Berangkat dari pengalaman pembegalan yang pernah penulis alami, peristiwa tersebut telah terekam menjadi suatu memori atau ingatan yang menyeramkan dalam pikiran penulis. Memori atau ingatan menyeramkan dari pengalaman pembegalan sulit dilupakan bagi penulis, sehingga telah memunculkan rasa trauma dalam diri. Rasa trauma bagi penulis adalah ketika munculnya kembali wajah dari sekumpulan orang yang terlibat dalam peristiwa tersebut, ketika dihadapkan pada kondisi tidak aman atau genting.
Penggambaran rasa trauma tersebut telah membawa penulis pada bentuk representasi wajah-wajah sekumpulan orang tersebut, bersamaan dengan jalan menuju pemulihan diri penulis. Bentuk pemulihan diri dalam hal ini adalah proses katarsis atau penyucian diri yang membawa kelegaan emosional dan pelepasan ketegangan batin akibat suatu peristiwa. Proses katarsis bagi penulis adalah dengan memvisualisasikan rasa trauma menjadi karya patung berwajah manusia yang diberi perlakuan dilipat dan ditekan dari dalam.

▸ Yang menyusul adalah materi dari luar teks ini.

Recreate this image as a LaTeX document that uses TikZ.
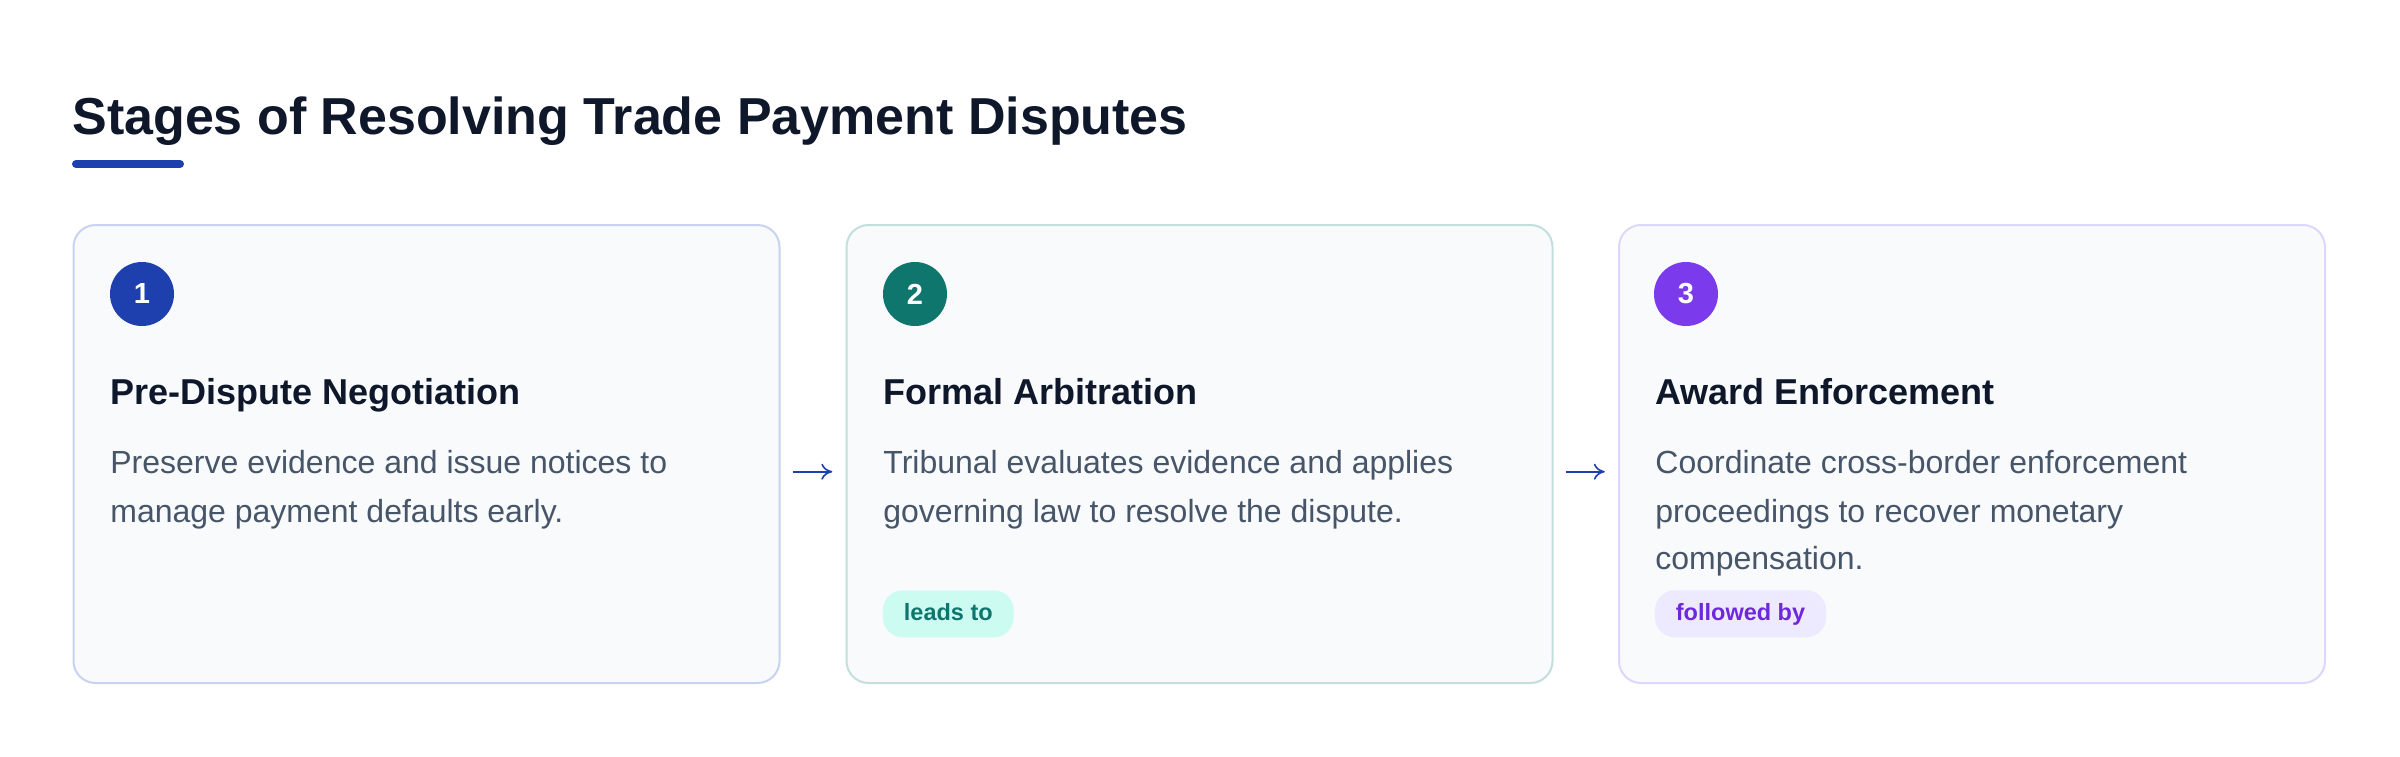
\documentclass[tikz,border=0pt]{standalone}
\usepackage{fontspec}
\setmainfont{Liberation Sans}
\usetikzlibrary{arrows.meta}
\definecolor{ink}{HTML}{0F172A}
\definecolor{bodyc}{HTML}{475569}
\definecolor{blu}{HTML}{1E40AF}
\definecolor{tea}{HTML}{0F766E}
\definecolor{vio}{HTML}{7C3AED}
\definecolor{cardfill}{HTML}{F8FAFC}
\definecolor{bord1}{HTML}{C9D3EF}
\definecolor{bord2}{HTML}{C3DFDB}
\definecolor{bord3}{HTML}{DED6FB}
\definecolor{tealbg}{HTML}{CCFBF1}
\definecolor{violbg}{HTML}{EDE9FE}
\definecolor{violtx}{HTML}{6D28D9}
\tikzset{
  cardbox/.style={draw=#1, fill=cardfill, line width=1pt, rounded corners=11pt,
    minimum width=353pt, minimum height=229pt, anchor=north west, inner sep=0pt},
  numdot/.style={circle, fill=#1, minimum size=32pt, inner sep=0pt, text=white,
    font=\bfseries\fontsize{14.5}{17}\selectfont},
  headtxt/.style={anchor=base west, inner sep=0pt, text=ink, font=\bfseries\fontsize{18}{22}\selectfont},
  bodytxt/.style={anchor=base west, inner sep=0pt, text=bodyc, font=\fontsize{16}{24}\selectfont},
  badge/.style={anchor=west, rounded corners=10pt, inner xsep=10.5pt, inner ysep=0pt,
    minimum height=23.5pt, text height=8.5pt, text depth=1.6pt,
    font=\bfseries\fontsize{11.75}{14}\selectfont},
  conn/.style={draw=blu, line width=0.8pt, -{Computer Modern Rightarrow[length=5.5pt,width=8pt]},
    shorten <=6.15pt, shorten >=6.6pt}
}
\begin{document}
\begin{tikzpicture}[x=0.5pt,y=-0.5pt]
\useasboundingbox[fill=white] (0,0) rectangle (2400,756);
% title
\node[anchor=base west, inner sep=0pt, text=ink, font=\bfseries\fontsize{26}{30}\selectfont] (title) at (72,134) {Stages of Resolving Trade Payment Disputes};
\draw[blu, line width=4pt, line cap=round] (76,164) -- (180,164);
% cards
\node[cardbox=bord1] (c1) at (72.5,224) {};
\node[cardbox=bord2] (c2) at (845.5,224) {};
\node[cardbox=bord3] (c3) at (1618,224) {};
% numbers
\node[numdot=blu] (n1) at (142,294) {1};
\node[numdot=tea] (n2) at (915,294) {2};
\node[numdot=vio] (n3) at (1686,294) {3};
% headings
\node[headtxt] (h1) at (110,404) {Pre-Dispute Negotiation};
\node[headtxt] (h2) at (883,404) {Formal Arbitration};
\node[headtxt] (h3) at (1655,404) {Award Enforcement};
% bodies
\node[bodytxt] (b1a) at (110,473.5) {Preserve evidence and issue notices to};
\node[bodytxt] (b1b) at (110,522) {manage payment defaults early.};
\node[bodytxt] (b2a) at (883,473.5) {Tribunal evaluates evidence and applies};
\node[bodytxt] (b2b) at (883,522) {governing law to resolve the dispute.};
\node[bodytxt] (b3a) at (1655,473.5) {Coordinate cross-border enforcement};
\node[bodytxt] (b3b) at (1655,522) {proceedings to recover monetary};
\node[bodytxt] (b3c) at (1655,569.5) {compensation.};
% badges
\node[badge, fill=tealbg, text=tea] (t2) at (882.5,613.8) {leads to};
\node[badge, fill=violbg, text=violtx] (t3) at (1654.5,613.8) {followed by};
% connectors
\draw[conn] ([yshift=-8.85pt]c1.east) -- ([yshift=-8.85pt]c2.west);
\draw[conn] ([yshift=-8.85pt]c2.east) -- ([yshift=-8.85pt]c3.west);
\end{tikzpicture}
\end{document}
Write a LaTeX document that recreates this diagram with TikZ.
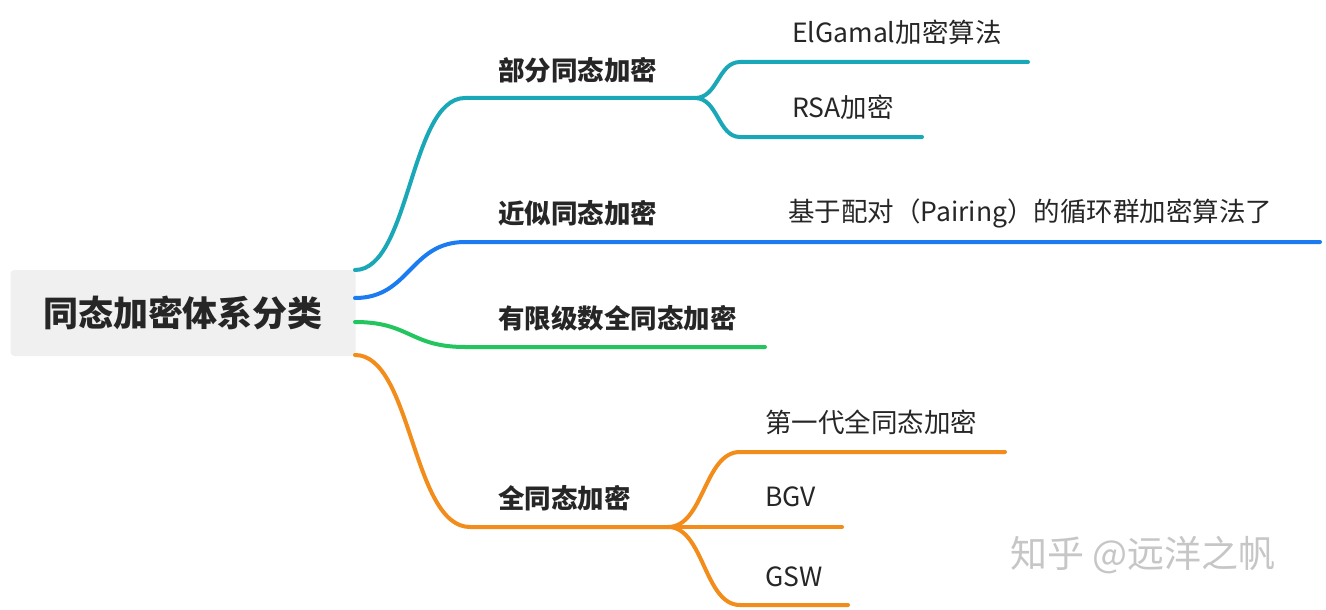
\documentclass[tikz,border=0pt]{standalone}
\usepackage{fontspec}
\setmainfont{Noto Sans CJK SC}
\begin{document}
\begin{tikzpicture}[x=1pt,y=-1pt,
  br/.style={line width=4pt,line cap=round},
  lab/.style={font=\fontsize{26.5}{30}\selectfont,text=black!85},
  lab1/.style={lab,font=\fontsize{26.5}{30}\selectfont\bfseries},
  every node/.style={inner sep=0pt}]
\definecolor{teal1}{HTML}{1AA8B8}\definecolor{blue1}{HTML}{1A7CF0}
\definecolor{green1}{HTML}{22C55E}\definecolor{orange1}{HTML}{F28C1A}
\useasboundingbox[fill=white] (0,0) rectangle (1326,610);
\node[fill=gray!12,rounded corners=4pt,minimum width=345pt,minimum height=86pt,font=\fontsize{35}{38}\selectfont\bfseries,text=black!85] (root) at (183,313) {同态加密体系分类};
\coordinate (t0) at (355,270); \coordinate (t1) at (465,98); \coordinate (t2) at (695,98);
\coordinate (t3) at (740,62); \coordinate (t4) at (1028,62);
\coordinate (t5) at (740,137); \coordinate (t6) at (922,137);
\draw[br,teal1] (t0) .. controls (410,270) and (410,98) .. (t1) -- (t2);
\draw[br,teal1] (t2) .. controls (718,98) and (718,62) .. (t3) -- (t4);
\draw[br,teal1] (t2) .. controls (718,98) and (718,137) .. (t5) -- (t6);
\coordinate (b0) at (355,298); \coordinate (b1) at (465,242); \coordinate (b2) at (1320,242);
\draw[br,blue1] (b0) .. controls (410,298) and (410,242) .. (b1) -- (b2);
\coordinate (g0) at (355,322); \coordinate (g1) at (465,347); \coordinate (g2) at (765,347);
\draw[br,green1] (g0) .. controls (410,322) and (410,347) .. (g1) -- (g2);
\coordinate (o0) at (355,355); \coordinate (o1) at (470,527); \coordinate (o2) at (668,527);
\coordinate (o3) at (740,452); \coordinate (o4) at (1005,452);
\coordinate (o5) at (842,527); \coordinate (o6) at (740,605); \coordinate (o7) at (848,605);
\draw[br,orange1] (o0) .. controls (412,355) and (412,527) .. (o1) -- (o2);
\draw[br,orange1] (o2) .. controls (704,527) and (704,452) .. (o3) -- (o4);
\draw[br,orange1] (o2) -- (o5);
\draw[br,orange1] (o2) .. controls (704,527) and (704,605) .. (o6) -- (o7);
\node[lab1,anchor=west] (l1) at (498,70) {部分同态加密};
\node[lab,anchor=west] (l2) at (792,32) {ElGamal加密算法};
\node[lab,anchor=west] (l3) at (792,107) {RSA加密};
\node[lab1,anchor=west] (l4) at (498,213) {近似同态加密};
\node[lab,anchor=west] (l5) at (788,213) {基于配对（Pairing）的循环群加密算法了};
\node[lab1,anchor=west] (l6) at (498,318) {有限级数全同态加密};
\node[lab1,anchor=west] (l7) at (498,498) {全同态加密};
\node[lab,anchor=west] (l8) at (765,422) {第一代全同态加密};
\node[lab,anchor=west] (l9) at (765,497) {BGV};
\node[lab,anchor=west] (l10) at (765,577) {GSW};
\node[font=\fontsize{37}{40}\selectfont,text=gray!45,anchor=west] (wm) at (1010,555) {知乎 @远洋之帆};
\end{tikzpicture}
\end{document}
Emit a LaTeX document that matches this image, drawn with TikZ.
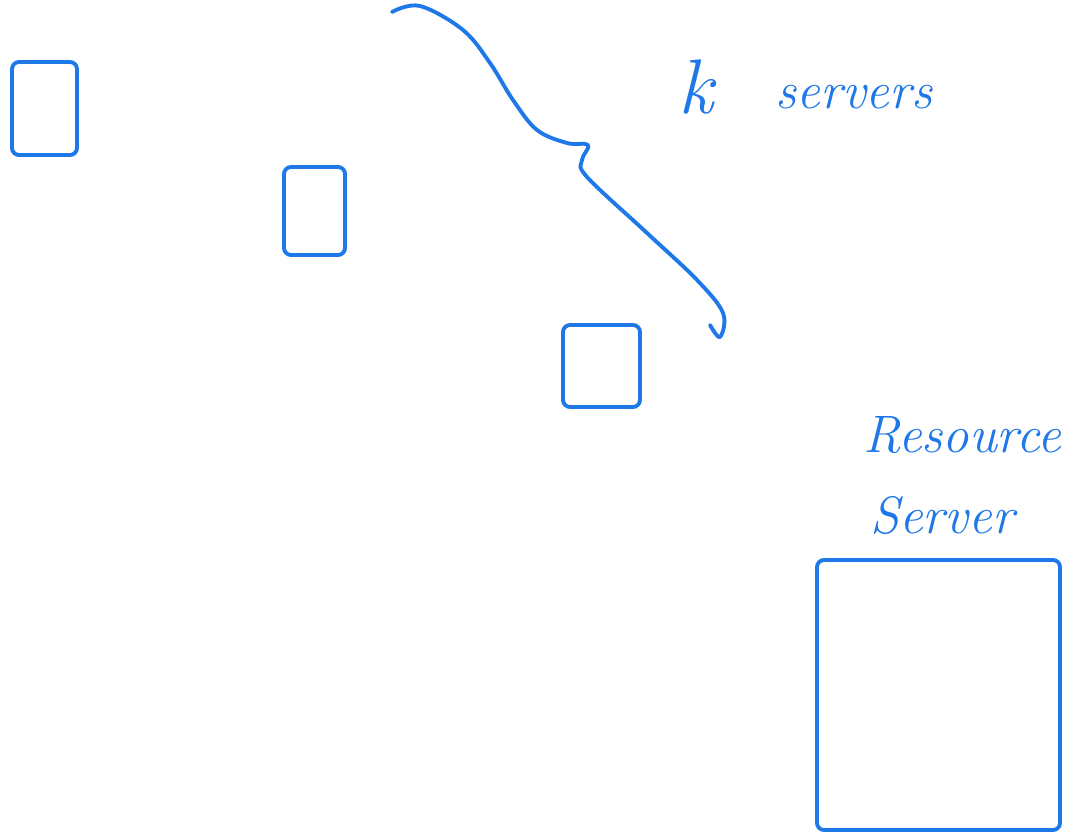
\documentclass[tikz,border=0pt]{standalone}
\usepackage{tikz}
\usetikzlibrary{positioning}
\definecolor{inkblue}{RGB}{30,120,232}
\tikzstyle{server} = [rectangle, draw=inkblue, line width=2.2pt, rounded corners=4pt, inner sep=0pt]
\tikzstyle{ink} = [text=inkblue, inner sep=0pt, font=\fontsize{30}{36}\selectfont\itshape]
\tikzstyle{brace} = [draw=inkblue, line width=2.2pt, line cap=round, line join=round]
\begin{document}
\begin{tikzpicture}
  \useasboundingbox (0,0) rectangle (21.48,-16.72);
  \node (srvA) [server, minimum width=1.3cm, minimum height=1.86cm] at (0.89,-2.17) {};
  \node (srvB) [server, minimum width=1.22cm, minimum height=1.76cm] at (6.29,-4.22) {};
  \node (srvC) [server, minimum width=1.54cm, minimum height=1.64cm] at (12.03,-7.32) {};
  \node (resbox) [server, minimum width=4.86cm, minimum height=5.4cm] at (18.77,-13.9) {};

  \node (klbl) [ink, font=\fontsize{44}{50}\selectfont\itshape] at (13.92,-1.75) {k};
  \node (srvlist) [ink] at (17.08,-1.95) {servers};
  \node (reslbl) [ink] at (19.24,-8.7) {Resource};
  \node (srvlbl) [ink] at (18.84,-10.3) {Server};

  % brace over the k servers
  \draw[brace] plot[smooth, tension=0.6] coordinates {(7.84,-0.24) (8.4,-0.12) (9.26,-0.6) (9.8,-1.26) (10.26,-2.0) (10.74,-2.6) (11.34,-2.86) (11.76,-2.9) (11.64,-3.2) (11.74,-3.54) (12.94,-4.66) (13.94,-5.6) (14.46,-6.26) (14.4,-6.74) (14.2,-6.5)};
\end{tikzpicture}
\end{document}
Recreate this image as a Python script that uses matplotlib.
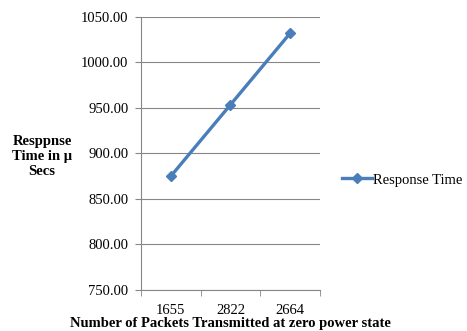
import numpy as np
import matplotlib.pyplot as plt

# packets transmitted at zero power state vs response time
packets = ["1655", "2822", "2664"]
response_time = [875.0, 953.5, 1032.0]

plt.rcParams['font.family'] = ['Liberation Serif', 'DejaVu Serif']
fs = 10.5

fig = plt.figure(figsize=(4.67, 3.31), dpi=100)
ax = fig.add_axes([0.302, 0.124, 0.383, 0.825])

x = np.arange(len(packets))
ax.plot(x, response_time, color="#4a7ebb", linewidth=2.4, marker="D",
        markersize=5, label="Response Time")

ax.set_xlim(-0.5, len(packets) - 0.5)
ax.set_ylim(750, 1050)
ax.set_yticks(np.arange(750, 1051, 50))
ax.set_yticklabels([f"{v:.2f}" for v in np.arange(750, 1051, 50)], fontsize=fs)

# category labels centred, ticks on boundaries
ax.set_xticks(x)
ax.set_xticklabels(packets, fontsize=fs)
ax.set_xticks(np.arange(-0.5, len(packets)), minor=True)
ax.tick_params(axis="x", which="major", length=0, pad=10)
ax.tick_params(axis="x", which="minor", length=4, color="#868686")
ax.tick_params(axis="y", length=4, color="#868686", pad=5)

ax.grid(axis="y", color="#868686", linewidth=0.8)
ax.set_axisbelow(True)
for s in ["top", "right"]:
    ax.spines[s].set_visible(False)
for s in ["left", "bottom"]:
    ax.spines[s].set_color("#868686")

ax.set_xlabel("Number of Packets Transmitted at zero power state",
              fontsize=fs, fontweight="bold", labelpad=0)
fig.text(0.09, 0.527, "Resppnse\nTime in \u00b5\nSecs", ha="center", va="center",
         fontsize=fs, fontweight="bold", linespacing=1.2)

ax.legend(loc="center left", bbox_to_anchor=(1.123, 0.403), frameon=False,
          fontsize=fs, handlelength=2.05, handletextpad=0.1, borderaxespad=0,
          borderpad=0)

fig.savefig("out.png", dpi=100)
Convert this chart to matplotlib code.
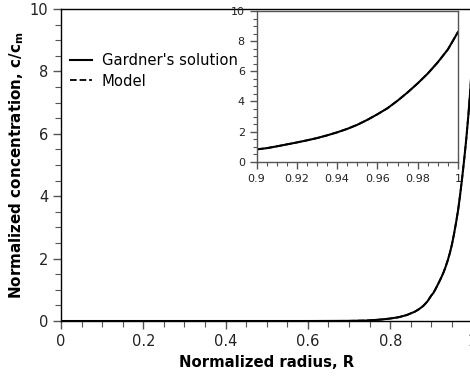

Dengan pendekatan berkarya melalui Teori Katarsis, Teori Deformasi, Teori Seni sebagai Pengalaman, dan Teori Tubuh dalam Seni Patung, telah membangun relevansi antara gagasan dengan pengalaman yang penulis rasakan.
Dalam hal ini, penulis mengajukan tema berupa proses katarsis sebagai media pemulihan diri dari pengalaman traumatik dan menawarkan kepada audiens akan pengalaman tekanan lewat fleksibilitas sebagai cara bertahan (survive) yang diberikan lewat karya penulis.